WHAT IS EXPECTED:
All lines in the records below from the line with "Reproduce this chart" through the line with "legend=False, ax=ax, zorder=3)" are to be given again exactly, both ends included; the pictures are to be left out.

□ □ □ □ □ □ □

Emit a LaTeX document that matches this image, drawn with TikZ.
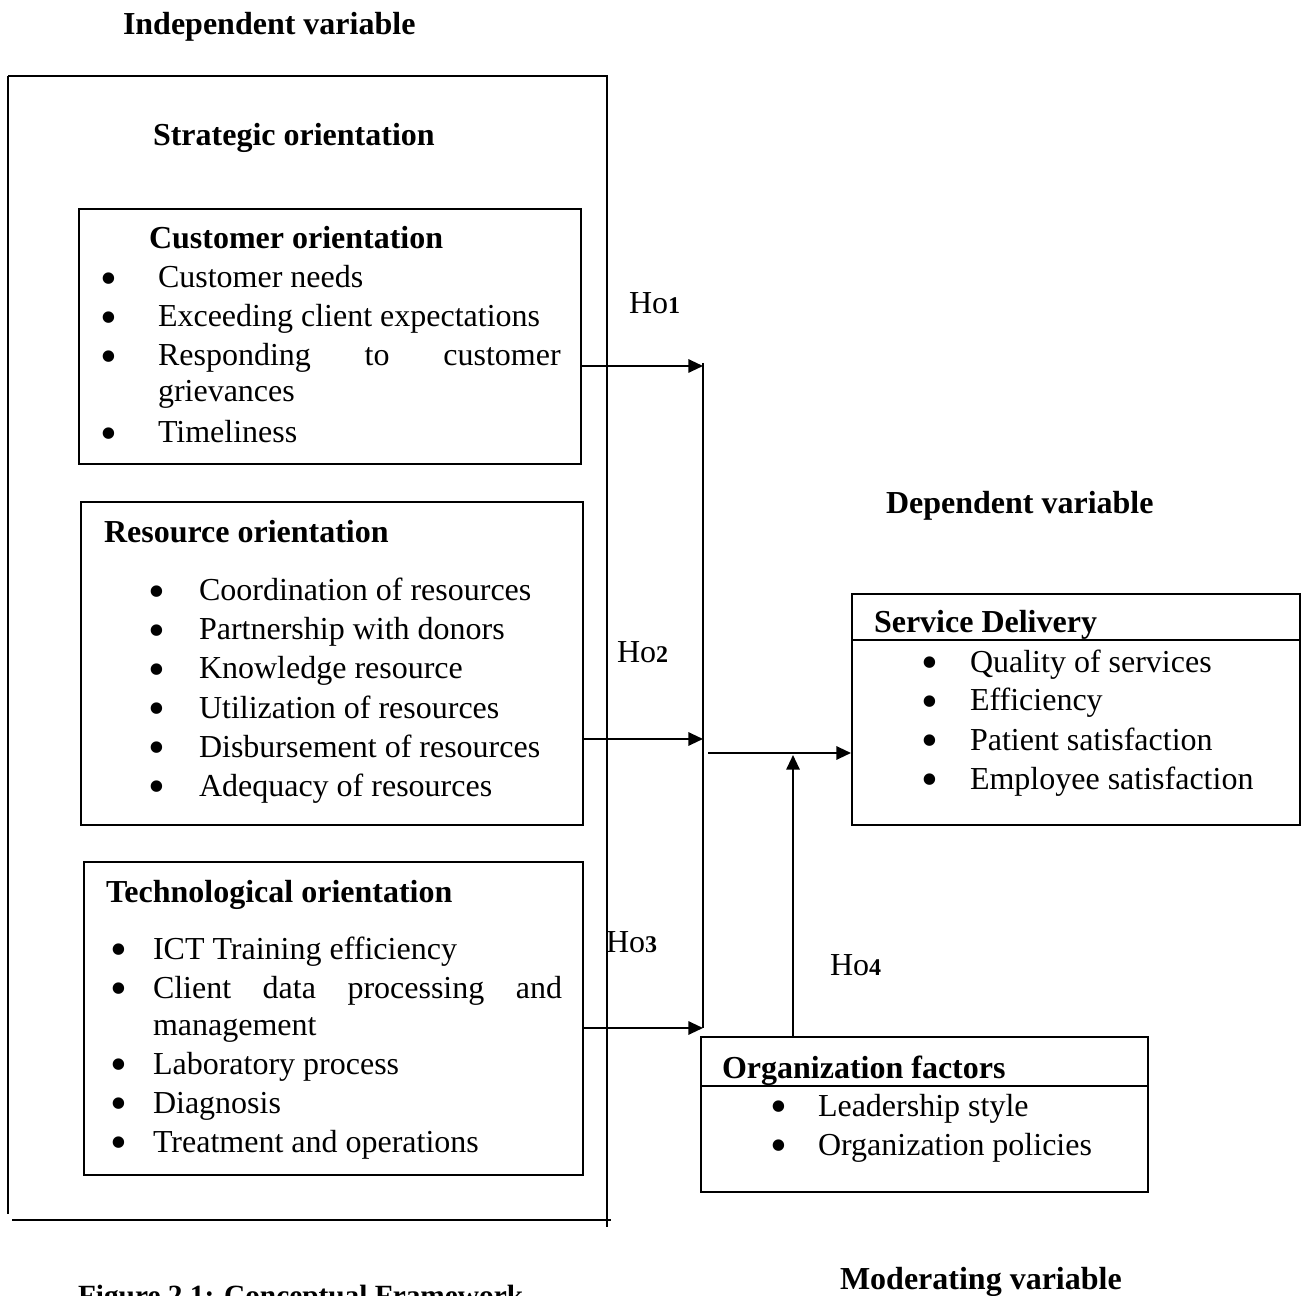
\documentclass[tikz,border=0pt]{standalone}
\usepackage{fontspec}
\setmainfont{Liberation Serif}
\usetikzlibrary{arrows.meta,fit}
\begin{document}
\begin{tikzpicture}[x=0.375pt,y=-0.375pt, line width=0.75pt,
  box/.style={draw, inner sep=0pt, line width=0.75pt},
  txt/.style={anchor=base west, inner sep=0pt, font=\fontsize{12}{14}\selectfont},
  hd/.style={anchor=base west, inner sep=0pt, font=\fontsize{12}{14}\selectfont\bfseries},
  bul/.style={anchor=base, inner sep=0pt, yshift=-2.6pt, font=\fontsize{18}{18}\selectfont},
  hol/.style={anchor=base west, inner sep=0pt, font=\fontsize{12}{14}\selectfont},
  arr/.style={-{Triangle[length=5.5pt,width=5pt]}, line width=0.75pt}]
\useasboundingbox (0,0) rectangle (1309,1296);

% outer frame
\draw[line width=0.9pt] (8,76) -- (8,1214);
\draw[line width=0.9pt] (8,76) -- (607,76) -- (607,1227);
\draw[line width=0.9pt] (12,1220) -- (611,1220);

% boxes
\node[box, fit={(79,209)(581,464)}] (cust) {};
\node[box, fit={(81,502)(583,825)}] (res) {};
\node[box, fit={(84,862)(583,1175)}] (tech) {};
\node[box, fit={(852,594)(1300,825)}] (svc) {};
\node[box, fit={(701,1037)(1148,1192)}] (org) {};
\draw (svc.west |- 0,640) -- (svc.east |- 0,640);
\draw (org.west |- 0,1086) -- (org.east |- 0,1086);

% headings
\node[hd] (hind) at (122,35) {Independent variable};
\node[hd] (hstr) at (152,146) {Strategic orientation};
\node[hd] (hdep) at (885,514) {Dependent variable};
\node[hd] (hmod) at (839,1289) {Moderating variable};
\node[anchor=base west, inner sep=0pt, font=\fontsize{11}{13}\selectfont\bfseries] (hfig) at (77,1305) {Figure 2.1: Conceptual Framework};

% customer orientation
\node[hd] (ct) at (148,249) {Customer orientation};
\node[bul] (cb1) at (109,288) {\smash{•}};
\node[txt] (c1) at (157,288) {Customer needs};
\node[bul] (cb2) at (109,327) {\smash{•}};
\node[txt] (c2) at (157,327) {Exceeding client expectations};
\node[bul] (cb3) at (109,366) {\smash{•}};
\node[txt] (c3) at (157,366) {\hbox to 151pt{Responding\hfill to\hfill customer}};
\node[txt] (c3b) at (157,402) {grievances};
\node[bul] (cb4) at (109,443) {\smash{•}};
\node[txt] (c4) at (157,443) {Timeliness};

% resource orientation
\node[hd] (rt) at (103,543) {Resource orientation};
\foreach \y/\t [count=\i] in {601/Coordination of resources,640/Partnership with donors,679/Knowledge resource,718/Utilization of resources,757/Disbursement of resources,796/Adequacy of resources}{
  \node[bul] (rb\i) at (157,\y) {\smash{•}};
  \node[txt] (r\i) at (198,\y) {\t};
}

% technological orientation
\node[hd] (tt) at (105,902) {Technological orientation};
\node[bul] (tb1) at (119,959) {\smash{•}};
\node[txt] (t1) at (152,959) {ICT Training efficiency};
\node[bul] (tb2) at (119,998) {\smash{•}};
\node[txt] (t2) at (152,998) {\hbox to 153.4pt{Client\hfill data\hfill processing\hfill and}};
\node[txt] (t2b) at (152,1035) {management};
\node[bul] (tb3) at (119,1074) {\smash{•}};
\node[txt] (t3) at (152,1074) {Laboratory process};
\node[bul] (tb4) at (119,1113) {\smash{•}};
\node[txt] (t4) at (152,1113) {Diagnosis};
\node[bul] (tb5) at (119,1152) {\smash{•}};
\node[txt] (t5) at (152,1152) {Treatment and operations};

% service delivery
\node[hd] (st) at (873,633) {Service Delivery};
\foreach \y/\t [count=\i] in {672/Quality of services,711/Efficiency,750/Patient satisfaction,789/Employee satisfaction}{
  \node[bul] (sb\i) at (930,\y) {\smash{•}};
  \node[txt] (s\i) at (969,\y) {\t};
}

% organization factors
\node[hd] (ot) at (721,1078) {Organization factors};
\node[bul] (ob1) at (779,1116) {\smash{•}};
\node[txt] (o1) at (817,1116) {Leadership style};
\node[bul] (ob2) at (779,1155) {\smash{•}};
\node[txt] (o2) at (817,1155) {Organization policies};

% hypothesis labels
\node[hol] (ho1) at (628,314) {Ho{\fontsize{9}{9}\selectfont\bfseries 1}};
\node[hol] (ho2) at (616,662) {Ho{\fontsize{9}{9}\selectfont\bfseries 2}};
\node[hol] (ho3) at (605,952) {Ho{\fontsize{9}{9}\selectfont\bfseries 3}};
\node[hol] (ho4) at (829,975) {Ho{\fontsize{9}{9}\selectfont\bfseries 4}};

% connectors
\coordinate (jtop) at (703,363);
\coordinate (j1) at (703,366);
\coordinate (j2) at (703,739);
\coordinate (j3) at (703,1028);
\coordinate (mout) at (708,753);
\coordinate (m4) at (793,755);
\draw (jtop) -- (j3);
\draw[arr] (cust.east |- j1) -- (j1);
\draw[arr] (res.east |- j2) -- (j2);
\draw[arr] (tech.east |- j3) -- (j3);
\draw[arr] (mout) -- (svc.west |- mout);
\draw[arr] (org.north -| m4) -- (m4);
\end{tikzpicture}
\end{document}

□ □ □ □ □ □ □

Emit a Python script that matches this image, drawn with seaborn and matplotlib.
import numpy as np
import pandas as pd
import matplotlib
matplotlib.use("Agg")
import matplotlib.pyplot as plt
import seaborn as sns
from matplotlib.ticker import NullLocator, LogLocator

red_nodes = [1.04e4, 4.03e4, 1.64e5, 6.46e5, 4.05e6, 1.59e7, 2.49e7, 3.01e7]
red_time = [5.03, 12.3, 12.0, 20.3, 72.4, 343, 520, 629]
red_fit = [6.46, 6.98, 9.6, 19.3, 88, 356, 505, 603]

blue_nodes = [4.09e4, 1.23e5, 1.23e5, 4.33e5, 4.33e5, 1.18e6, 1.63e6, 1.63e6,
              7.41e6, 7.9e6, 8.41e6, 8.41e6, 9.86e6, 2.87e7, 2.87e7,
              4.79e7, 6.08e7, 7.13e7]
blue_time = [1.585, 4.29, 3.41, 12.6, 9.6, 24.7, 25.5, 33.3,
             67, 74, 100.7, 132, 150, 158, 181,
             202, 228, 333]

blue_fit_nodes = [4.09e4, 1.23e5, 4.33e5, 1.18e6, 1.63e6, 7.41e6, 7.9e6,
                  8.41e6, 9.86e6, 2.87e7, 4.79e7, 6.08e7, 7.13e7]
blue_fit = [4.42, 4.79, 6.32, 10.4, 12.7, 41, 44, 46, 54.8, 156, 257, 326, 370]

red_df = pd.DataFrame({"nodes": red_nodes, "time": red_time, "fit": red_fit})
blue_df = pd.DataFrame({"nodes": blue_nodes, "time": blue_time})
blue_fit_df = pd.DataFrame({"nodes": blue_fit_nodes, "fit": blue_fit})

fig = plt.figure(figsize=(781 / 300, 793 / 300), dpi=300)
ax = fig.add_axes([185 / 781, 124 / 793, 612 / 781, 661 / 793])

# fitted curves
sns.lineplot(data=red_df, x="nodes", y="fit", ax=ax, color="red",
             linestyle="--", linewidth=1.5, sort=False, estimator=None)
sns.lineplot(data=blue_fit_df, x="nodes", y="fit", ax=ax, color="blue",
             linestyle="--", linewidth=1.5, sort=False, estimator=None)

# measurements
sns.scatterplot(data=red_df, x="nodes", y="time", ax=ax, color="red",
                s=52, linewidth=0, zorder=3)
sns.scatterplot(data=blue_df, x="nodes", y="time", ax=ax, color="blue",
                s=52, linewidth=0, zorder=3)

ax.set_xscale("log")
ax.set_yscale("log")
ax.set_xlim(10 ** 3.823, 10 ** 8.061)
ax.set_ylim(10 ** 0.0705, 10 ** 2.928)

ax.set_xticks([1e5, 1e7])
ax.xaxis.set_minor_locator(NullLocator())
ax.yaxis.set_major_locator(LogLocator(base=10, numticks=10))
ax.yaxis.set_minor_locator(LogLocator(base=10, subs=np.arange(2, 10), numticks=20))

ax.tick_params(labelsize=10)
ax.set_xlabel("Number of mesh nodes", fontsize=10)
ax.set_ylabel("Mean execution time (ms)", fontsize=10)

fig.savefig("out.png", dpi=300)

□ □ □ □ □ □ □

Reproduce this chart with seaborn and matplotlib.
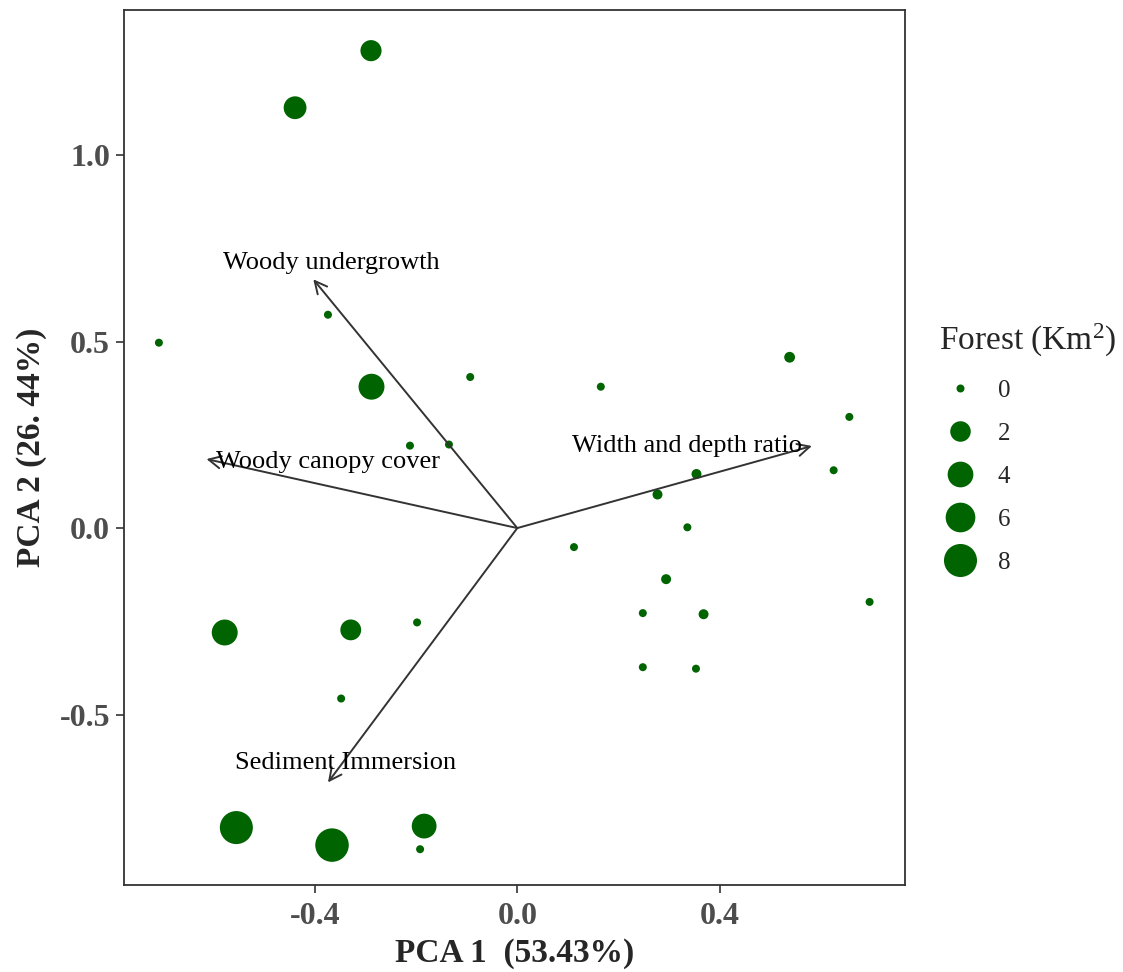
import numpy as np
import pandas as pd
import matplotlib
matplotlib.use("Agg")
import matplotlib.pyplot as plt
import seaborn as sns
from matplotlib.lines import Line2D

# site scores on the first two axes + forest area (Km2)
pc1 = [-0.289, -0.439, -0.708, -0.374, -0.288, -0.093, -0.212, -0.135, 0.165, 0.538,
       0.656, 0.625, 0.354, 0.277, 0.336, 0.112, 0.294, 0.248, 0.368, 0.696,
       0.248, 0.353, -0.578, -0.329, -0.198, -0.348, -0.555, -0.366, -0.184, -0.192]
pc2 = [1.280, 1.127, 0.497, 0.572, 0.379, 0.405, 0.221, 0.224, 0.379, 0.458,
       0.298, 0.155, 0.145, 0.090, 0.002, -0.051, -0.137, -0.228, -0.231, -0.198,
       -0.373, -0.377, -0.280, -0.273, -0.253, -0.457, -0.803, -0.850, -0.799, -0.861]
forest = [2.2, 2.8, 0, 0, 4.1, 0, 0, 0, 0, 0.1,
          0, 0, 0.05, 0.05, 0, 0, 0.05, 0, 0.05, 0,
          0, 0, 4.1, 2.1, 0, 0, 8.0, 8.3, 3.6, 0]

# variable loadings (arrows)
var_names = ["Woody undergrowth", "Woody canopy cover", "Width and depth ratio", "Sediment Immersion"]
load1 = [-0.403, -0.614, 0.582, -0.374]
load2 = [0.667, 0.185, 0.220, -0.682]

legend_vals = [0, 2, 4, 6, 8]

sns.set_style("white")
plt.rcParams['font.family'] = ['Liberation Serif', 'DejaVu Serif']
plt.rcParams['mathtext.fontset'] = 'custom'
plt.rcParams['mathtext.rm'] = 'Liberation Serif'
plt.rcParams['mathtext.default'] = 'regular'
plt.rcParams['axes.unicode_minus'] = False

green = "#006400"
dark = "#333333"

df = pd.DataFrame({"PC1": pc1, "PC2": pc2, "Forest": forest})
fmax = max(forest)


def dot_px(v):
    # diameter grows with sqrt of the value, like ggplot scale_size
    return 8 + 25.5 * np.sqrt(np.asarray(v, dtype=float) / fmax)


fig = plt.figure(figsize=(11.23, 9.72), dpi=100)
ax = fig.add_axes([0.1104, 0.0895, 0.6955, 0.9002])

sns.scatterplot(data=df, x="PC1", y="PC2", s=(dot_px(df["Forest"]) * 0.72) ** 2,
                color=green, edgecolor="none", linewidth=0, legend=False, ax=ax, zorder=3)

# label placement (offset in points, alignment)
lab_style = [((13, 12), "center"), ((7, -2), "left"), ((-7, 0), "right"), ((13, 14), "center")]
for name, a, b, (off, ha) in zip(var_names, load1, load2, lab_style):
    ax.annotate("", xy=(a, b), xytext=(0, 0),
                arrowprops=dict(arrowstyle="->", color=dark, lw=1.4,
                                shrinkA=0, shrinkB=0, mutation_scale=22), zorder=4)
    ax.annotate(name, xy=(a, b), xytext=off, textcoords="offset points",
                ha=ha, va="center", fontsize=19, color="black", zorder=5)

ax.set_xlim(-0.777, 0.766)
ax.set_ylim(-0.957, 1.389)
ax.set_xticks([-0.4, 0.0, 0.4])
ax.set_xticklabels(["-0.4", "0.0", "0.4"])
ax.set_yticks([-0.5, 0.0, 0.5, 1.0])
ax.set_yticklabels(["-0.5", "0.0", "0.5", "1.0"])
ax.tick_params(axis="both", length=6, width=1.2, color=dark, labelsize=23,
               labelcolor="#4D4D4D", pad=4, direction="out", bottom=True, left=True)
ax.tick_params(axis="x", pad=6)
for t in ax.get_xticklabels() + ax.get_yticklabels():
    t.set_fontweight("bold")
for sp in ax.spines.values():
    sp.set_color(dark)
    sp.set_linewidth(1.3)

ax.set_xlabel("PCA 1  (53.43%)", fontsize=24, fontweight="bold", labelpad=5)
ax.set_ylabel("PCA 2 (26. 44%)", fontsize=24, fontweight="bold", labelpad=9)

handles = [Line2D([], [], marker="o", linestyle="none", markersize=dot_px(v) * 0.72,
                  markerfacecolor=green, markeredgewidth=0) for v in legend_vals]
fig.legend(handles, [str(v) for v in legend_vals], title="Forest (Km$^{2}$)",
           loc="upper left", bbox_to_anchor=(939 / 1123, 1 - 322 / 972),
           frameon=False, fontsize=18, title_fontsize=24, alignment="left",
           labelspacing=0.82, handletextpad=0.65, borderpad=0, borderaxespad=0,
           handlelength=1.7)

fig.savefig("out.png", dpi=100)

□ □ □ □ □ □ □

FULL OUTPUT:
Reproduce this chart with seaborn and matplotlib.
import numpy as np
import pandas as pd
import matplotlib
matplotlib.use("Agg")
import matplotlib.pyplot as plt
import seaborn as sns
from matplotlib.lines import Line2D

# site scores on the first two axes + forest area (Km2)
pc1 = [-0.289, -0.439, -0.708, -0.374, -0.288, -0.093, -0.212, -0.135, 0.165, 0.538,
       0.656, 0.625, 0.354, 0.277, 0.336, 0.112, 0.294, 0.248, 0.368, 0.696,
       0.248, 0.353, -0.578, -0.329, -0.198, -0.348, -0.555, -0.366, -0.184, -0.192]
pc2 = [1.280, 1.127, 0.497, 0.572, 0.379, 0.405, 0.221, 0.224, 0.379, 0.458,
       0.298, 0.155, 0.145, 0.090, 0.002, -0.051, -0.137, -0.228, -0.231, -0.198,
       -0.373, -0.377, -0.280, -0.273, -0.253, -0.457, -0.803, -0.850, -0.799, -0.861]
forest = [2.2, 2.8, 0, 0, 4.1, 0, 0, 0, 0, 0.1,
          0, 0, 0.05, 0.05, 0, 0, 0.05, 0, 0.05, 0,
          0, 0, 4.1, 2.1, 0, 0, 8.0, 8.3, 3.6, 0]

# variable loadings (arrows)
var_names = ["Woody undergrowth", "Woody canopy cover", "Width and depth ratio", "Sediment Immersion"]
load1 = [-0.403, -0.614, 0.582, -0.374]
load2 = [0.667, 0.185, 0.220, -0.682]

legend_vals = [0, 2, 4, 6, 8]

sns.set_style("white")
plt.rcParams['font.family'] = ['Liberation Serif', 'DejaVu Serif']
plt.rcParams['mathtext.fontset'] = 'custom'
plt.rcParams['mathtext.rm'] = 'Liberation Serif'
plt.rcParams['mathtext.default'] = 'regular'
plt.rcParams['axes.unicode_minus'] = False

green = "#006400"
dark = "#333333"

df = pd.DataFrame({"PC1": pc1, "PC2": pc2, "Forest": forest})
fmax = max(forest)


def dot_px(v):
    # diameter grows with sqrt of the value, like ggplot scale_size
    return 8 + 25.5 * np.sqrt(np.asarray(v, dtype=float) / fmax)


fig = plt.figure(figsize=(11.23, 9.72), dpi=100)
ax = fig.add_axes([0.1104, 0.0895, 0.6955, 0.9002])

sns.scatterplot(data=df, x="PC1", y="PC2", s=(dot_px(df["Forest"]) * 0.72) ** 2,
                color=green, edgecolor="none", linewidth=0, legend=False, ax=ax, zorder=3)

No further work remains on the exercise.